═════ Material provided ═════

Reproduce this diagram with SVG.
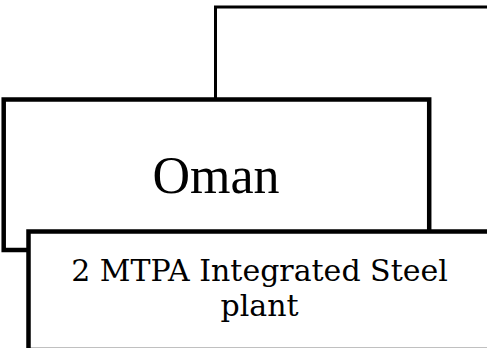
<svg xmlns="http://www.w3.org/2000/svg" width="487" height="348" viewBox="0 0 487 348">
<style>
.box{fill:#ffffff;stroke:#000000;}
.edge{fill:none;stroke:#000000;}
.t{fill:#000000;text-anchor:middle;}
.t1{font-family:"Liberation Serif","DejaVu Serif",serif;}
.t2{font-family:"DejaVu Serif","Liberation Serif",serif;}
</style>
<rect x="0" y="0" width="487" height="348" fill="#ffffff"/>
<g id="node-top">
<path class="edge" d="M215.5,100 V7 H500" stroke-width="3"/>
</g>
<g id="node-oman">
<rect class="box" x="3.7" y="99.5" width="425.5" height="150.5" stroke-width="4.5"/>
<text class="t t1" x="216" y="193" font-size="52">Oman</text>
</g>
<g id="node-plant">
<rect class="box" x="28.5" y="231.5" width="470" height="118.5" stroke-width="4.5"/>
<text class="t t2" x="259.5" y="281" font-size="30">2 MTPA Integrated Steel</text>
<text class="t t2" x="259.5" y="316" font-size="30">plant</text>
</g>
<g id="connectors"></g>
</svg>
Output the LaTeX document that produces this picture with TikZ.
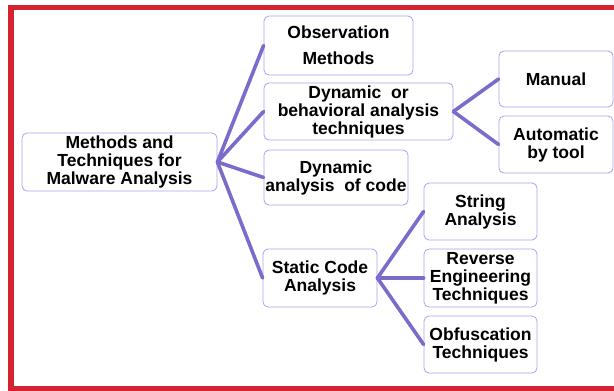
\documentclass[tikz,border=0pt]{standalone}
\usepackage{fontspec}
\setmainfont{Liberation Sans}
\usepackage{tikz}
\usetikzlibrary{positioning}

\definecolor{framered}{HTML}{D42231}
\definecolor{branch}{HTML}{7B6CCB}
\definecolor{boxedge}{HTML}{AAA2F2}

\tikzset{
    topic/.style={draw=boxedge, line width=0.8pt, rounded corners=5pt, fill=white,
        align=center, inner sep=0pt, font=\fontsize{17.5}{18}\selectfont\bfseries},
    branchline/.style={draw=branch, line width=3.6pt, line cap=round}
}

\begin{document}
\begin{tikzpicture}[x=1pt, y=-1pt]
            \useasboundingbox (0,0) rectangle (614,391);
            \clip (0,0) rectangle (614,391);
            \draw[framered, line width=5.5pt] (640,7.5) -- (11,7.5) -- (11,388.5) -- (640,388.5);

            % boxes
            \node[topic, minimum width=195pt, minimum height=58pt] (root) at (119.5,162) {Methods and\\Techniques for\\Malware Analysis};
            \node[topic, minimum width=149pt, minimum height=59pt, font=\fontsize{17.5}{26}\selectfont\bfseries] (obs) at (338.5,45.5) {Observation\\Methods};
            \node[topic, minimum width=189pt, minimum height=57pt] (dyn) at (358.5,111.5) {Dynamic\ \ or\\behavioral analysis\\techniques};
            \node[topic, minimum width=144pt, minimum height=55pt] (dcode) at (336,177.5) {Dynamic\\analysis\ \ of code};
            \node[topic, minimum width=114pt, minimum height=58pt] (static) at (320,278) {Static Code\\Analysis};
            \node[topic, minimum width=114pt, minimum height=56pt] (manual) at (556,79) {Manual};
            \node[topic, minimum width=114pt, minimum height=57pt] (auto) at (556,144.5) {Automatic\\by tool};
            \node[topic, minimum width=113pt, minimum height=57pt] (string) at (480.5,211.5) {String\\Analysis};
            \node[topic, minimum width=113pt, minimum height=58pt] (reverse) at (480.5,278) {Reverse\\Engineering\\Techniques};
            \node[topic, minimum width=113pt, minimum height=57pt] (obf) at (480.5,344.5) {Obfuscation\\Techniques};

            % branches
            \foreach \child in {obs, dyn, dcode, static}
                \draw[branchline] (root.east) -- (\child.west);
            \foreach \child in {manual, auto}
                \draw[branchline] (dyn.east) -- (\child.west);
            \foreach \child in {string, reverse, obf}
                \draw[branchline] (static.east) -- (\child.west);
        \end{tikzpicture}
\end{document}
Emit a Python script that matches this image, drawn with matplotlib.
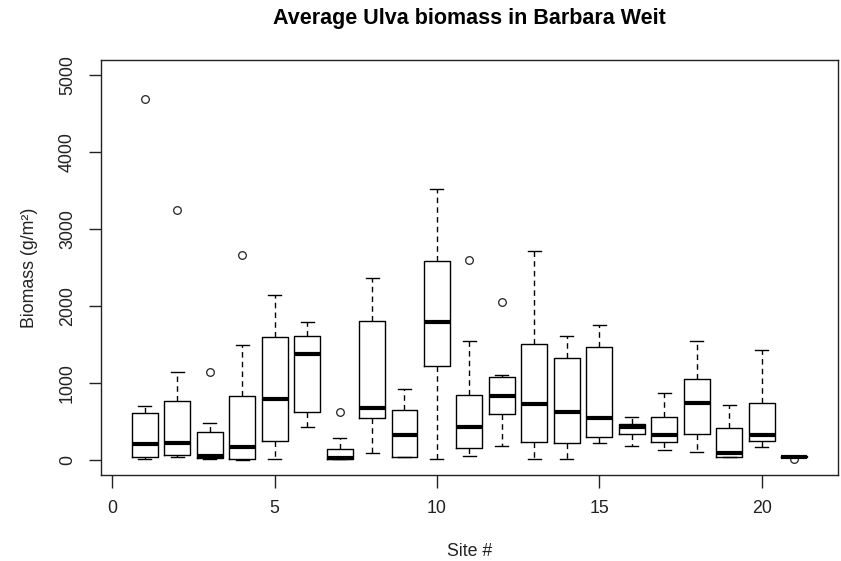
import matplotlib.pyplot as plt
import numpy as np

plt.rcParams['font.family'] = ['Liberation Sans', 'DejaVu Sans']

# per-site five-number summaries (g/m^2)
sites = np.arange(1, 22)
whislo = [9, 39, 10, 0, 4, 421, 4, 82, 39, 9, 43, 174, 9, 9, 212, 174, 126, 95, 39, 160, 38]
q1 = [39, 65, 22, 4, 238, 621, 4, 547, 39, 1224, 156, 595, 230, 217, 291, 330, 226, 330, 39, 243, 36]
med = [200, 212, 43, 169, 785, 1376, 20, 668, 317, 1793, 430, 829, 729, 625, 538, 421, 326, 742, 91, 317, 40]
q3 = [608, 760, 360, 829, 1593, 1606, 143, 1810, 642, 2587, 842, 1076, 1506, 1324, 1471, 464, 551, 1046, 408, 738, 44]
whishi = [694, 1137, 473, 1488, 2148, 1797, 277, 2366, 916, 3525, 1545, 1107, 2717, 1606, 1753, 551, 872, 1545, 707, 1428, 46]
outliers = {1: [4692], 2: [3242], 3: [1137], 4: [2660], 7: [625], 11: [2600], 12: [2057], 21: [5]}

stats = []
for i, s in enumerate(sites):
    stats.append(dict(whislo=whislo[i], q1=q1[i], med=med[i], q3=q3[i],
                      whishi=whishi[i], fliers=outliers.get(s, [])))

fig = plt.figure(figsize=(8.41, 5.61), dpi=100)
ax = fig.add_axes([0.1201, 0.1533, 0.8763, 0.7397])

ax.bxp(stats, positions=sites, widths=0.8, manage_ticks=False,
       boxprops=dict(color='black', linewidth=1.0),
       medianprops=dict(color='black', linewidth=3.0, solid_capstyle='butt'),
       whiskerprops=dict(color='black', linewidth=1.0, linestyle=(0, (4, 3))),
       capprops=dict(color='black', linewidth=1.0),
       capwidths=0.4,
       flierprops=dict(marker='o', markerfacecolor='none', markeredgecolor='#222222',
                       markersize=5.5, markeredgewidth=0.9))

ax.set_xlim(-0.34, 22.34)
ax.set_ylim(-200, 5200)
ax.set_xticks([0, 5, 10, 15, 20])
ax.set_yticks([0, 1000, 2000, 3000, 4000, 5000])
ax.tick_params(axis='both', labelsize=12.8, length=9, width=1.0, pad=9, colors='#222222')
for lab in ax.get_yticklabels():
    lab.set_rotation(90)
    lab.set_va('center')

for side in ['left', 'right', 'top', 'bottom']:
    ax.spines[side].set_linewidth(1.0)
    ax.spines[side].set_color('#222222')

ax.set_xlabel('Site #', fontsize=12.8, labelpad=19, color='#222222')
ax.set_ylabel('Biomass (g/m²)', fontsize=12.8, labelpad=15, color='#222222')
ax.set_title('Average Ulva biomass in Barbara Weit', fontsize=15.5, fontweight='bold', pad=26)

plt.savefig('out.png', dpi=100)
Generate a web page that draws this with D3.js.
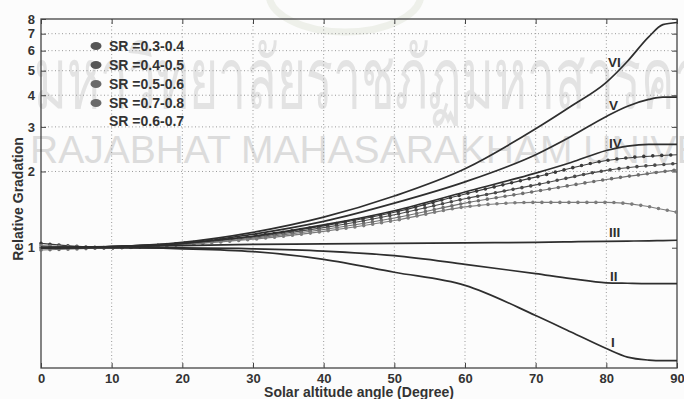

═════

_What needs to be done_
Set down the lines of the records above exactly, apart from the pictures.

_Completed task_
Reproduce this diagram with SVG.
<svg xmlns="http://www.w3.org/2000/svg" width="487" height="348" viewBox="0 0 487 348">
<style>
.box{fill:#ffffff;stroke:#000000;}
.edge{fill:none;stroke:#000000;}
.t{fill:#000000;text-anchor:middle;}
.t1{font-family:"Liberation Serif","DejaVu Serif",serif;}
.t2{font-family:"DejaVu Serif","Liberation Serif",serif;}
</style>
<rect x="0" y="0" width="487" height="348" fill="#ffffff"/>
<g id="node-top">
<path class="edge" d="M215.5,100 V7 H500" stroke-width="3"/>
</g>
<g id="node-oman">
<rect class="box" x="3.7" y="99.5" width="425.5" height="150.5" stroke-width="4.5"/>
<text class="t t1" x="216" y="193" font-size="52">Oman</text>
</g>
<g id="node-plant">
<rect class="box" x="28.5" y="231.5" width="470" height="118.5" stroke-width="4.5"/>
<text class="t t2" x="259.5" y="281" font-size="30">2 MTPA Integrated Steel</text>
<text class="t t2" x="259.5" y="316" font-size="30">plant</text>
</g>
<g id="connectors"></g>
</svg>
Output the LaTeX document that produces this picture with TikZ.
\documentclass[tikz,border=0pt]{standalone}
\usepackage{fontspec}
\setmainfont{Liberation Sans}
\usepackage{tikz}
\usetikzlibrary{positioning}

\definecolor{framered}{HTML}{D42231}
\definecolor{branch}{HTML}{7B6CCB}
\definecolor{boxedge}{HTML}{AAA2F2}

\tikzset{
    topic/.style={draw=boxedge, line width=0.8pt, rounded corners=5pt, fill=white,
        align=center, inner sep=0pt, font=\fontsize{17.5}{18}\selectfont\bfseries},
    branchline/.style={draw=branch, line width=3.6pt, line cap=round}
}

\begin{document}
\begin{tikzpicture}[x=1pt, y=-1pt]
            \useasboundingbox (0,0) rectangle (614,391);
            \clip (0,0) rectangle (614,391);
            \draw[framered, line width=5.5pt] (640,7.5) -- (11,7.5) -- (11,388.5) -- (640,388.5);

            % boxes
            \node[topic, minimum width=195pt, minimum height=58pt] (root) at (119.5,162) {Methods and\\Techniques for\\Malware Analysis};
            \node[topic, minimum width=149pt, minimum height=59pt, font=\fontsize{17.5}{26}\selectfont\bfseries] (obs) at (338.5,45.5) {Observation\\Methods};
            \node[topic, minimum width=189pt, minimum height=57pt] (dyn) at (358.5,111.5) {Dynamic\ \ or\\behavioral analysis\\techniques};
            \node[topic, minimum width=144pt, minimum height=55pt] (dcode) at (336,177.5) {Dynamic\\analysis\ \ of code};
            \node[topic, minimum width=114pt, minimum height=58pt] (static) at (320,278) {Static Code\\Analysis};
            \node[topic, minimum width=114pt, minimum height=56pt] (manual) at (556,79) {Manual};
            \node[topic, minimum width=114pt, minimum height=57pt] (auto) at (556,144.5) {Automatic\\by tool};
            \node[topic, minimum width=113pt, minimum height=57pt] (string) at (480.5,211.5) {String\\Analysis};
            \node[topic, minimum width=113pt, minimum height=58pt] (reverse) at (480.5,278) {Reverse\\Engineering\\Techniques};
            \node[topic, minimum width=113pt, minimum height=57pt] (obf) at (480.5,344.5) {Obfuscation\\Techniques};

            % branches
            \foreach \child in {obs, dyn, dcode, static}
                \draw[branchline] (root.east) -- (\child.west);
            \foreach \child in {manual, auto}
                \draw[branchline] (dyn.east) -- (\child.west);
            \foreach \child in {string, reverse, obf}
                \draw[branchline] (static.east) -- (\child.west);
        \end{tikzpicture}
\end{document}
Emit a Python script that matches this image, drawn with matplotlib.
import matplotlib.pyplot as plt
import numpy as np

plt.rcParams['font.family'] = ['Liberation Sans', 'DejaVu Sans']

# per-site five-number summaries (g/m^2)
sites = np.arange(1, 22)
whislo = [9, 39, 10, 0, 4, 421, 4, 82, 39, 9, 43, 174, 9, 9, 212, 174, 126, 95, 39, 160, 38]
q1 = [39, 65, 22, 4, 238, 621, 4, 547, 39, 1224, 156, 595, 230, 217, 291, 330, 226, 330, 39, 243, 36]
med = [200, 212, 43, 169, 785, 1376, 20, 668, 317, 1793, 430, 829, 729, 625, 538, 421, 326, 742, 91, 317, 40]
q3 = [608, 760, 360, 829, 1593, 1606, 143, 1810, 642, 2587, 842, 1076, 1506, 1324, 1471, 464, 551, 1046, 408, 738, 44]
whishi = [694, 1137, 473, 1488, 2148, 1797, 277, 2366, 916, 3525, 1545, 1107, 2717, 1606, 1753, 551, 872, 1545, 707, 1428, 46]
outliers = {1: [4692], 2: [3242], 3: [1137], 4: [2660], 7: [625], 11: [2600], 12: [2057], 21: [5]}

stats = []
for i, s in enumerate(sites):
    stats.append(dict(whislo=whislo[i], q1=q1[i], med=med[i], q3=q3[i],
                      whishi=whishi[i], fliers=outliers.get(s, [])))

fig = plt.figure(figsize=(8.41, 5.61), dpi=100)
ax = fig.add_axes([0.1201, 0.1533, 0.8763, 0.7397])

ax.bxp(stats, positions=sites, widths=0.8, manage_ticks=False,
       boxprops=dict(color='black', linewidth=1.0),
       medianprops=dict(color='black', linewidth=3.0, solid_capstyle='butt'),
       whiskerprops=dict(color='black', linewidth=1.0, linestyle=(0, (4, 3))),
       capprops=dict(color='black', linewidth=1.0),
       capwidths=0.4,
       flierprops=dict(marker='o', markerfacecolor='none', markeredgecolor='#222222',
                       markersize=5.5, markeredgewidth=0.9))

ax.set_xlim(-0.34, 22.34)
ax.set_ylim(-200, 5200)
ax.set_xticks([0, 5, 10, 15, 20])
ax.set_yticks([0, 1000, 2000, 3000, 4000, 5000])
ax.tick_params(axis='both', labelsize=12.8, length=9, width=1.0, pad=9, colors='#222222')
for lab in ax.get_yticklabels():
    lab.set_rotation(90)
    lab.set_va('center')

for side in ['left', 'right', 'top', 'bottom']:
    ax.spines[side].set_linewidth(1.0)
    ax.spines[side].set_color('#222222')

ax.set_xlabel('Site #', fontsize=12.8, labelpad=19, color='#222222')
ax.set_ylabel('Biomass (g/m²)', fontsize=12.8, labelpad=15, color='#222222')
ax.set_title('Average Ulva biomass in Barbara Weit', fontsize=15.5, fontweight='bold', pad=26)

plt.savefig('out.png', dpi=100)
Generate a web page that draws this with D3.js.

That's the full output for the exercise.